WHAT IS ASKED — Skip the pictures. Reproduce all other material exactly.

====== INFORMATION SUPPLIED

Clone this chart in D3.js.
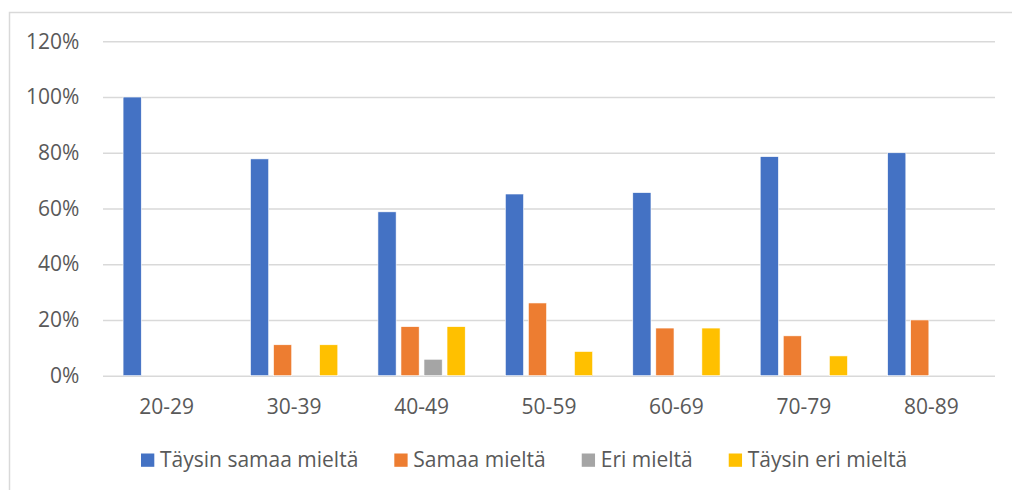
<!DOCTYPE html>
<html>
<head>
<meta charset="utf-8">
<script src="https://cdn.jsdelivr.net/npm/d3@7"></script>
<style>
  body { margin: 0; background: #fff; }
  text { font-family: "Open Sans", Lato, sans-serif; fill: #595959; }
</style>
</head>
<body>
<div id="chart"></div>
<script>
(() => {

    // data
    var groups = ["20-29", "30-39", "40-49", "50-59", "60-69", "70-79", "80-89"];
    var series = ["Täysin samaa mieltä", "Samaa mieltä", "Eri mieltä", "Täysin eri mieltä"];
    var taysinSamaa = [1.00, 0.778, 0.588, 0.652, 0.657, 0.786, 0.80];
    var samaa = [0, 0.111, 0.176, 0.261, 0.171, 0.143, 0.20];
    var eri = [0, 0, 0.059, 0, 0, 0, 0];
    var taysinEri = [0, 0.111, 0.176, 0.087, 0.171, 0.071, 0];
    var yTicks = [0, 0.2, 0.4, 0.6, 0.8, 1.0, 1.2];
    var colors = ["#4472C4", "#ED7D31", "#A5A5A5", "#FFC000"];

    var values = [taysinSamaa, samaa, eri, taysinEri];

    var W = 1012, H = 490;
    var left = 103, right = 995, top = 41.3, bottom = 375.7;
    var fontSize = "21px";

    var svg = d3.select("#chart")
        .append("svg")
        .attr("width", W)
        .attr("height", H);

    // outer chart border (right and bottom edges fall outside the picture)
    svg.append("rect")
        .attr("x", 9.5).attr("y", 12.5)
        .attr("width", W + 20).attr("height", H + 20)
        .style("fill", "none")
        .style("stroke", "#d9d9d9")
        .attr("stroke-width", 1.5);

    var x = d3.scaleBand()
        .domain(groups)
        .range([left, right])
        .paddingInner(0.315)
        .paddingOuter(0.1575);

    var x1 = d3.scaleBand()
        .domain(series)
        .range([0, x.bandwidth()])
        .paddingInner(0.21);

    var y = d3.scaleLinear()
        .domain([0, 1.2])
        .range([bottom, top]);

    // y axis with gridlines
    var yAxis = svg.append("g")
        .attr("transform", "translate(" + left + ",0)")
        .call(d3.axisLeft(y)
            .tickValues(yTicks)
            .tickSize(-(right - left))
            .tickPadding(23.7)
            .tickFormat(d3.format(".0%")));
    yAxis.select(".domain").remove();
    yAxis.selectAll("line")
        .style("stroke", "#d9d9d9")
        .attr("stroke-width", 1.5);
    yAxis.selectAll("text")
        .style("font-size", fontSize)
        .style("font-family", "'Open Sans', Lato, sans-serif")
        .style("fill", "#595959");

    // x axis labels
    var xAxis = svg.append("g")
        .attr("transform", "translate(0," + bottom + ")")
        .call(d3.axisBottom(x).tickSize(0).tickPadding(23));
    xAxis.select(".domain").remove();
    xAxis.selectAll("text")
        .style("font-size", fontSize)
        .style("font-family", "'Open Sans', Lato, sans-serif")
        .style("fill", "#595959");

    // bars
    var rows = [];
    groups.forEach(function (g, i) {
        series.forEach(function (s, j) {
            rows.push({ group: g, series: s, value: values[j][i], color: colors[j] });
        });
    });

    svg.selectAll("rect.bar")
        .data(rows.filter(function (d) { return d.value > 0; }))
        .enter()
        .append("rect")
        .attr("class", "bar")
        .attr("x", function (d) { return x(d.group) + x1(d.series); })
        .attr("y", function (d) { return y(d.value); })
        .attr("width", x1.bandwidth())
        .attr("height", function (d) { return bottom - y(d.value); })
        .style("fill", function (d) { return d.color; })
        .style("stroke", "white")
        .attr("stroke-width", 0.6);

    // legend
    var legend = svg.append("g").attr("transform", "translate(141,0)");
    var lx = 0;
    series.forEach(function (s, j) {
        legend.append("rect")
            .attr("x", lx).attr("y", 453.5)
            .attr("width", 13.3).attr("height", 13.3)
            .style("fill", colors[j]);
        var t = legend.append("text")
            .attr("x", lx + 19)
            .attr("y", 466.7)
            .text(s)
            .style("font-size", fontSize);
        lx += 19 + t.node().getComputedTextLength() + 36;
    });

})();
</script>
</body>
</html>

============

ANSWER BELOW —
Clone this chart in D3.js.
<!DOCTYPE html>
<html>
<head>
<meta charset="utf-8">
<script src="https://cdn.jsdelivr.net/npm/d3@7"></script>
<style>
  body { margin: 0; background: #fff; }
  text { font-family: "Open Sans", Lato, sans-serif; fill: #595959; }
</style>
</head>
<body>
<div id="chart"></div>
<script>
(() => {

    // data
    var groups = ["20-29", "30-39", "40-49", "50-59", "60-69", "70-79", "80-89"];
    var series = ["Täysin samaa mieltä", "Samaa mieltä", "Eri mieltä", "Täysin eri mieltä"];
    var taysinSamaa = [1.00, 0.778, 0.588, 0.652, 0.657, 0.786, 0.80];
    var samaa = [0, 0.111, 0.176, 0.261, 0.171, 0.143, 0.20];
    var eri = [0, 0, 0.059, 0, 0, 0, 0];
    var taysinEri = [0, 0.111, 0.176, 0.087, 0.171, 0.071, 0];
    var yTicks = [0, 0.2, 0.4, 0.6, 0.8, 1.0, 1.2];
    var colors = ["#4472C4", "#ED7D31", "#A5A5A5", "#FFC000"];

    var values = [taysinSamaa, samaa, eri, taysinEri];

    var W = 1012, H = 490;
    var left = 103, right = 995, top = 41.3, bottom = 375.7;
    var fontSize = "21px";

    var svg = d3.select("#chart")
        .append("svg")
        .attr("width", W)
        .attr("height", H);

    // outer chart border (right and bottom edges fall outside the picture)
    svg.append("rect")
        .attr("x", 9.5).attr("y", 12.5)
        .attr("width", W + 20).attr("height", H + 20)
        .style("fill", "none")
        .style("stroke", "#d9d9d9")
        .attr("stroke-width", 1.5);

    var x = d3.scaleBand()
        .domain(groups)
        .range([left, right])
        .paddingInner(0.315)
        .paddingOuter(0.1575);

    var x1 = d3.scaleBand()
        .domain(series)
        .range([0, x.bandwidth()])
        .paddingInner(0.21);

    var y = d3.scaleLinear()
        .domain([0, 1.2])
        .range([bottom, top]);

    // y axis with gridlines
    var yAxis = svg.append("g")
        .attr("transform", "translate(" + left + ",0)")
        .call(d3.axisLeft(y)
            .tickValues(yTicks)
            .tickSize(-(right - left))
            .tickPadding(23.7)
            .tickFormat(d3.format(".0%")));
    yAxis.select(".domain").remove();
    yAxis.selectAll("line")
        .style("stroke", "#d9d9d9")
        .attr("stroke-width", 1.5);
    yAxis.selectAll("text")
        .style("font-size", fontSize)
        .style("font-family", "'Open Sans', Lato, sans-serif")
        .style("fill", "#595959");

    // x axis labels
    var xAxis = svg.append("g")
        .attr("transform", "translate(0," + bottom + ")")
        .call(d3.axisBottom(x).tickSize(0).tickPadding(23));
    xAxis.select(".domain").remove();
    xAxis.selectAll("text")
        .style("font-size", fontSize)
        .style("font-family", "'Open Sans', Lato, sans-serif")
        .style("fill", "#595959");

    // bars
    var rows = [];
    groups.forEach(function (g, i) {
        series.forEach(function (s, j) {
            rows.push({ group: g, series: s, value: values[j][i], color: colors[j] });
        });
    });

    svg.selectAll("rect.bar")
        .data(rows.filter(function (d) { return d.value > 0; }))
        .enter()
        .append("rect")
        .attr("class", "bar")
        .attr("x", function (d) { return x(d.group) + x1(d.series); })
        .attr("y", function (d) { return y(d.value); })
        .attr("width", x1.bandwidth())
        .attr("height", function (d) { return bottom - y(d.value); })
        .style("fill", function (d) { return d.color; })
        .style("stroke", "white")
        .attr("stroke-width", 0.6);

    // legend
    var legend = svg.append("g").attr("transform", "translate(141,0)");
    var lx = 0;
    series.forEach(function (s, j) {
        legend.append("rect")
            .attr("x", lx).attr("y", 453.5)
            .attr("width", 13.3).attr("height", 13.3)
            .style("fill", colors[j]);
        var t = legend.append("text")
            .attr("x", lx + 19)
            .attr("y", 466.7)
            .text(s)
            .style("font-size", fontSize);
        lx += 19 + t.node().getComputedTextLength() + 36;
    });

})();
</script>
</body>
</html>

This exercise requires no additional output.